Beyond the M2M issue:

No authentication scaffolding. AppGen-X generates CRUD endpoints and screens. It does not generate authentication: no login flow, no JWT handling, no session management. This is a deliberate scope decision, not an oversight. Auth requirements vary too much across deployment contexts to generate well generically. The generated code has no awareness of auth: no @login_required decorators, no current-user context injected into endpoints. That is on your list from day one.

Flutter screens assume REST. The Flutter generator calls the REST API target. If you select GraphQL but not REST, the Flutter output will not work as-is. Mixed-target generation where Flutter consumes GraphQL is on the roadmap for v2.1.

Complex business logic is out of scope by design. AppGen-X generates CRUD scaffolding. If your application has non-trivial business rules: multi-step workflows, computed fields, event-driven side effects, those go in extension hooks that the generator leaves empty and documented. The generator cannot model your business logic. Its job is to eliminate the scaffolding work so you can focus on the business logic, not to replace it with generated code.

Generated migrations are additive only.

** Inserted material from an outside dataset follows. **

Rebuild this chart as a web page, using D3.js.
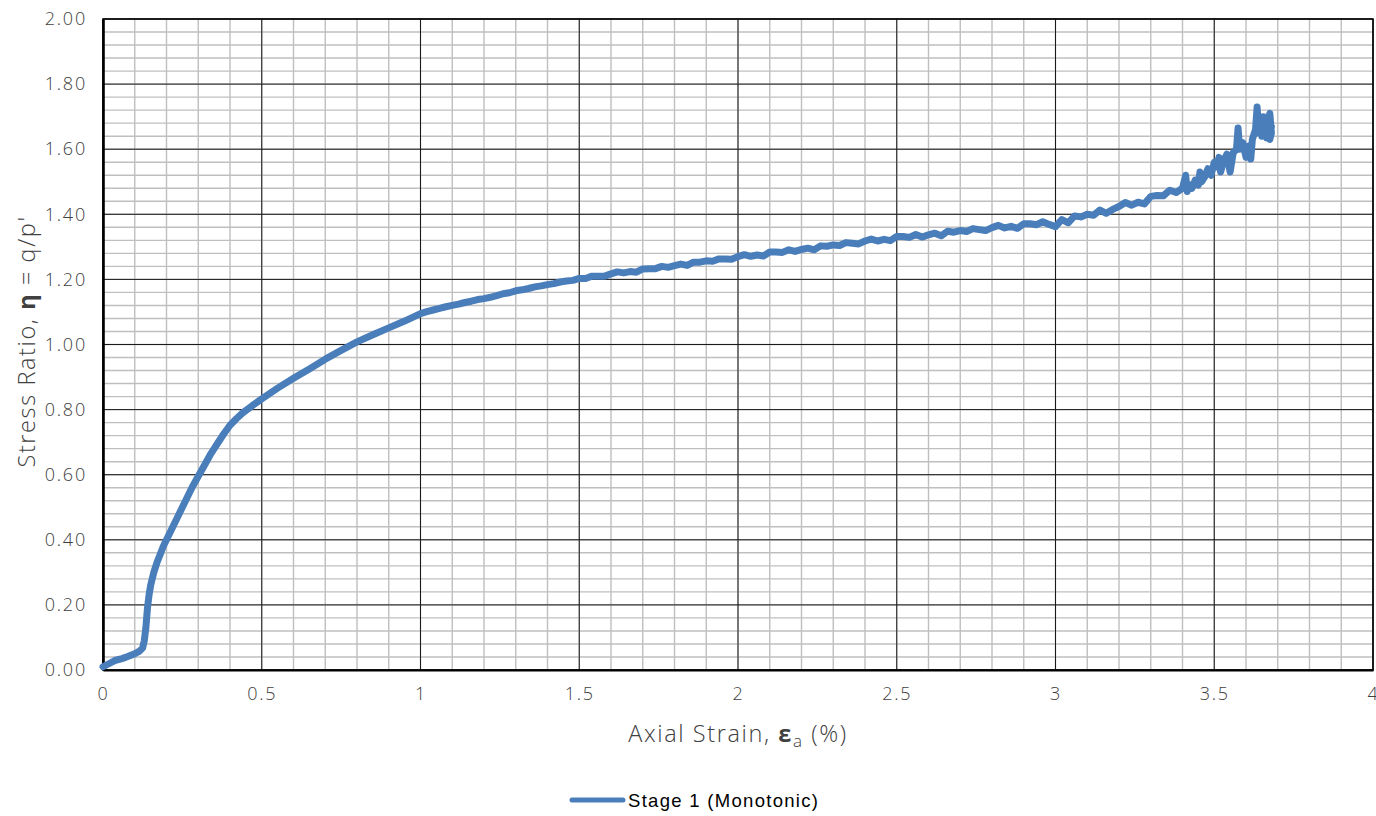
<!DOCTYPE html>
<html>
<head>
<meta charset="utf-8">
<script src="https://cdn.jsdelivr.net/npm/d3@7"></script>
<style>
  html, body { margin: 0; padding: 0; background: #fff; }
  svg { display: block; }
  .tick-label { font-family: "Open Sans", "DejaVu Sans", sans-serif; font-weight: 300; fill: #404040; font-size: 18px; letter-spacing: 1.8px; }
  .axis-title { font-family: "Open Sans", "DejaVu Sans", sans-serif; font-weight: 300; fill: #404040; font-size: 23.5px; letter-spacing: 1.6px; }
  .legend-text { font-family: "Liberation Sans", Arial, sans-serif; fill: #000; font-size: 18.5px; letter-spacing: 1.3px; }
</style>
</head>
<body>
<svg id="chart" width="1376" height="816"></svg>
<script>
// Axial strain (%) for the monotonic loading stage
const strain = [
  0.00, 0.02, 0.04, 0.06, 0.08, 0.10, 0.115, 0.125,
  0.13, 0.135, 0.14, 0.145, 0.15, 0.16, 0.17, 0.18, 0.19, 0.20, 0.22, 0.24, 0.26, 0.28,
  0.30, 0.32, 0.34, 0.36, 0.38, 0.40, 0.42, 0.44, 0.47, 0.50, 0.55, 0.60, 0.65, 0.70,
  0.75, 0.80, 0.85, 0.90, 0.95,
  1.00, 1.02, 1.04, 1.06, 1.08, 1.10, 1.12, 1.14, 1.16, 1.18, 1.20, 1.22, 1.24, 1.26, 1.28,
  1.30, 1.32, 1.34, 1.36, 1.38, 1.40, 1.42, 1.44, 1.46, 1.48, 1.50, 1.52, 1.54, 1.56, 1.58,
  1.60, 1.62, 1.64, 1.66, 1.68, 1.70, 1.72, 1.74, 1.76, 1.78, 1.80, 1.82, 1.84, 1.86, 1.88,
  1.90, 1.92, 1.94, 1.96, 1.98, 2.00, 2.02, 2.04, 2.06, 2.08, 2.10, 2.12, 2.14, 2.16, 2.18,
  2.20, 2.22, 2.24, 2.26, 2.28, 2.30, 2.32, 2.34, 2.36, 2.38, 2.40, 2.42, 2.44, 2.46, 2.48,
  2.50, 2.52, 2.54, 2.56, 2.58, 2.60, 2.62, 2.64, 2.66, 2.68, 2.70, 2.72, 2.74, 2.76, 2.78,
  2.80, 2.82, 2.84, 2.86, 2.88, 2.90, 2.92, 2.94, 2.96, 2.98, 3.00, 3.02, 3.04, 3.06, 3.08,
  3.10, 3.12, 3.14, 3.16, 3.18, 3.20, 3.22, 3.24, 3.26, 3.28, 3.30, 3.32, 3.34, 3.36, 3.38,
  3.40, 3.41, 3.415, 3.42, 3.43, 3.44, 3.45, 3.455, 3.46, 3.47, 3.48, 3.49, 3.50, 3.51, 3.515,
  3.52, 3.53, 3.54, 3.55, 3.56, 3.57, 3.575, 3.58, 3.59, 3.60, 3.61, 3.615, 3.62, 3.63, 3.635,
  3.64, 3.645, 3.65, 3.655, 3.66, 3.665, 3.67, 3.675, 3.68, 3.675, 3.68
];

// Stress ratio eta = q/p' measured at each strain value
const stressRatio = [
  0.010, 0.020, 0.030, 0.035, 0.042, 0.050, 0.058, 0.068,
  0.090, 0.130, 0.190, 0.230, 0.260, 0.300, 0.330, 0.355, 0.380, 0.400, 0.440, 0.480, 0.520, 0.560,
  0.595, 0.630, 0.665, 0.695, 0.725, 0.752, 0.772, 0.790, 0.812, 0.833, 0.866, 0.896, 0.925, 0.955,
  0.982, 1.008, 1.030, 1.051, 1.072,
  1.095, 1.101, 1.106, 1.111, 1.116, 1.120, 1.124, 1.129, 1.133, 1.138, 1.141, 1.145, 1.150, 1.156, 1.159,
  1.165, 1.168, 1.172, 1.177, 1.180, 1.184, 1.187, 1.192, 1.195, 1.197, 1.203, 1.203, 1.210, 1.210, 1.210,
  1.217, 1.223, 1.220, 1.224, 1.222, 1.232, 1.233, 1.233, 1.240, 1.237, 1.242, 1.247, 1.243, 1.253, 1.253,
  1.257, 1.256, 1.263, 1.263, 1.262, 1.270, 1.276, 1.271, 1.275, 1.272, 1.284, 1.284, 1.283, 1.291, 1.286,
  1.292, 1.296, 1.291, 1.303, 1.302, 1.306, 1.304, 1.313, 1.311, 1.309, 1.318, 1.324, 1.318, 1.323, 1.319,
  1.332, 1.332, 1.329, 1.338, 1.330, 1.337, 1.342, 1.334, 1.348, 1.345, 1.350, 1.347, 1.356, 1.353, 1.350,
  1.359, 1.366, 1.358, 1.363, 1.357, 1.371, 1.371, 1.368, 1.377, 1.369, 1.362, 1.384, 1.374, 1.395, 1.392,
  1.400, 1.397, 1.413, 1.403, 1.415, 1.424, 1.436, 1.428, 1.437, 1.432, 1.455, 1.458, 1.457, 1.474, 1.467,
  1.480, 1.520, 1.470, 1.492, 1.480, 1.505, 1.490, 1.530, 1.500, 1.515, 1.540, 1.520, 1.560, 1.545, 1.575,
  1.530, 1.565, 1.585, 1.530, 1.590, 1.600, 1.665, 1.600, 1.620, 1.575, 1.610, 1.570, 1.630, 1.660, 1.730,
  1.650, 1.700, 1.640, 1.700, 1.660, 1.635, 1.690, 1.710, 1.650, 1.630, 1.670
];

const xTicks = [0, 0.5, 1, 1.5, 2, 2.5, 3, 3.5, 4];
const yTicks = [0, 0.2, 0.4, 0.6, 0.8, 1.0, 1.2, 1.4, 1.6, 1.8, 2.0];
const seriesName = "Stage 1 (Monotonic)";

const svg = d3.select("#chart");
const plot = { left: 103, right: 1373, top: 19, bottom: 670 };

const x = d3.scaleLinear().domain([0, 4]).range([plot.left, plot.right]);
const y = d3.scaleLinear().domain([0, 2]).range([plot.bottom, plot.top]);

// Minor gridlines: every 0.1 on strain, every 0.04 on stress ratio
const xMinor = d3.range(0, 4.0001, 0.1).map(v => +v.toFixed(2));
const yMinor = d3.range(0, 2.0001, 0.04).map(v => +v.toFixed(2));

const grid = svg.append("g");
grid.selectAll("line.vminor").data(xMinor).join("line")
  .attr("x1", d => x(d)).attr("x2", d => x(d))
  .attr("y1", plot.top).attr("y2", plot.bottom)
  .attr("stroke", "#bfbfbf").attr("stroke-width", 1.4);
grid.selectAll("line.hminor").data(yMinor).join("line")
  .attr("x1", plot.left).attr("x2", plot.right)
  .attr("y1", d => y(d)).attr("y2", d => y(d))
  .attr("stroke", "#bfbfbf").attr("stroke-width", 1.4);

// Major gridlines
grid.selectAll("line.vmajor").data(xTicks).join("line")
  .attr("x1", d => x(d)).attr("x2", d => x(d))
  .attr("y1", plot.top).attr("y2", plot.bottom)
  .attr("stroke", "#1a1a1a").attr("stroke-width", 1);
grid.selectAll("line.hmajor").data(yTicks).join("line")
  .attr("x1", plot.left).attr("x2", plot.right)
  .attr("y1", d => y(d)).attr("y2", d => y(d))
  .attr("stroke", "#1a1a1a").attr("stroke-width", 1);

// Plot frame
svg.append("rect")
  .attr("x", plot.left).attr("y", plot.top)
  .attr("width", plot.right - plot.left).attr("height", plot.bottom - plot.top)
  .attr("fill", "none").attr("stroke", "#000").attr("stroke-width", 1.5);

// Axes
const xAxis = svg.append("g")
  .attr("transform", `translate(0,${plot.bottom})`)
  .call(d3.axisBottom(x).tickValues(xTicks).tickSize(0).tickPadding(17)
    .tickFormat(d => d3.format("")(d)));
xAxis.select(".domain").attr("stroke", "#000").attr("stroke-width", 2.2);
xAxis.selectAll("text").attr("class", "tick-label").attr("font-size", null).attr("font-family", null).attr("fill", null);

const yAxis = svg.append("g")
  .attr("transform", `translate(${plot.left},0)`)
  .call(d3.axisLeft(y).tickValues(yTicks).tickSize(0).tickPadding(16)
    .tickFormat(d3.format(".2f")));
yAxis.select(".domain").attr("stroke", "#000").attr("stroke-width", 2.6);
yAxis.selectAll("text").attr("class", "tick-label").attr("font-size", null).attr("font-family", null).attr("fill", null);

// Data line
const pts = strain.map((s, i) => [s, stressRatio[i]]);
const line = d3.line().x(d => x(d[0])).y(d => y(d[1]));
svg.append("path")
  .datum(pts)
  .attr("d", line)
  .attr("fill", "none")
  .attr("stroke", "#4a7ebb")
  .attr("stroke-width", 7)
  .attr("stroke-linejoin", "round")
  .attr("stroke-linecap", "round");

// Axis titles
const xt = svg.append("text").attr("class", "axis-title")
  .attr("x", (plot.left + plot.right) / 2).attr("y", 742).attr("text-anchor", "middle");
xt.append("tspan").text("Axial Strain, ");
xt.append("tspan").attr("font-weight", 700).text("ε");
xt.append("tspan").attr("font-size", "17px").attr("dy", 5).text("a");
xt.append("tspan").attr("dy", -5).text(" (%)");

const yt = svg.append("text").attr("class", "axis-title")
  .attr("transform", `translate(35,${(plot.top + plot.bottom) / 2 - 3}) rotate(-90)`)
  .attr("text-anchor", "middle");
yt.append("tspan").text("Stress Ratio, ");
yt.append("tspan").attr("font-weight", 700).text("η");
yt.append("tspan").text(" = q/p'");

// Legend
const lg = svg.append("g");
lg.append("line")
  .attr("x1", 572).attr("x2", 623).attr("y1", 800).attr("y2", 800)
  .attr("stroke", "#4a7ebb").attr("stroke-width", 5).attr("stroke-linecap", "round");
lg.append("text").attr("class", "legend-text")
  .attr("x", 628).attr("y", 807).text(seriesName);
</script>
</body>
</html>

The Alembic migration generator creates initial migrations and additive changes: new tables, new columns, new indices. It does not generate safe destructive migrations: dropping columns, renaming fields, changing types. Destructive schema changes require human review. This is correct behavior; destructive migrations on production databases should always have a human in the loop.

What Is Next

The immediate roadmap is constrained to things we are confident we can do correctly, not things that sound good in a release post.

v2.1 targets the M2M disambiguation problem: a structured clarification prompt when the model's relationship confidence is below threshold, so ambiguous NL input produces a question rather than a wrong schema. It also targets Flutter-over-GraphQL so the Flutter generator can consume a GraphQL API instead of requiring a REST layer in parallel.

v2.2 targets Django as a first-class output target: v2 ships Flask and FastAPI; Django's ORM and migration system require a distinct generator with different loading strategy semantics. It also targets an async FastAPI mode: v2's FastAPI output uses synchronous SQLAlchemy; the async SQLAlchemy + asyncpg path is a separate generator that warrants its own release rather than a flag.

The CSRF problem from v1 is fixed in v2. The lazy loading problem is fixed. The pagination problem is fixed: every generated list endpoint takes limit and offset parameters, defaults to limit 50, and returns a total count alongside the results. These were embarrassing omissions in v1. They are not in v2.

AppGen-X v2 is available now on GitHub. The v1 DSL is fully compatible: the v2 parser is a strict superset. The changelog documents every new IR field and every behavior change in the generators. If you were generating Flask apps with v1, the output is different in the loading strategy and pagination details: both are improvements, both may require updating any tests that assert on the exact generated output.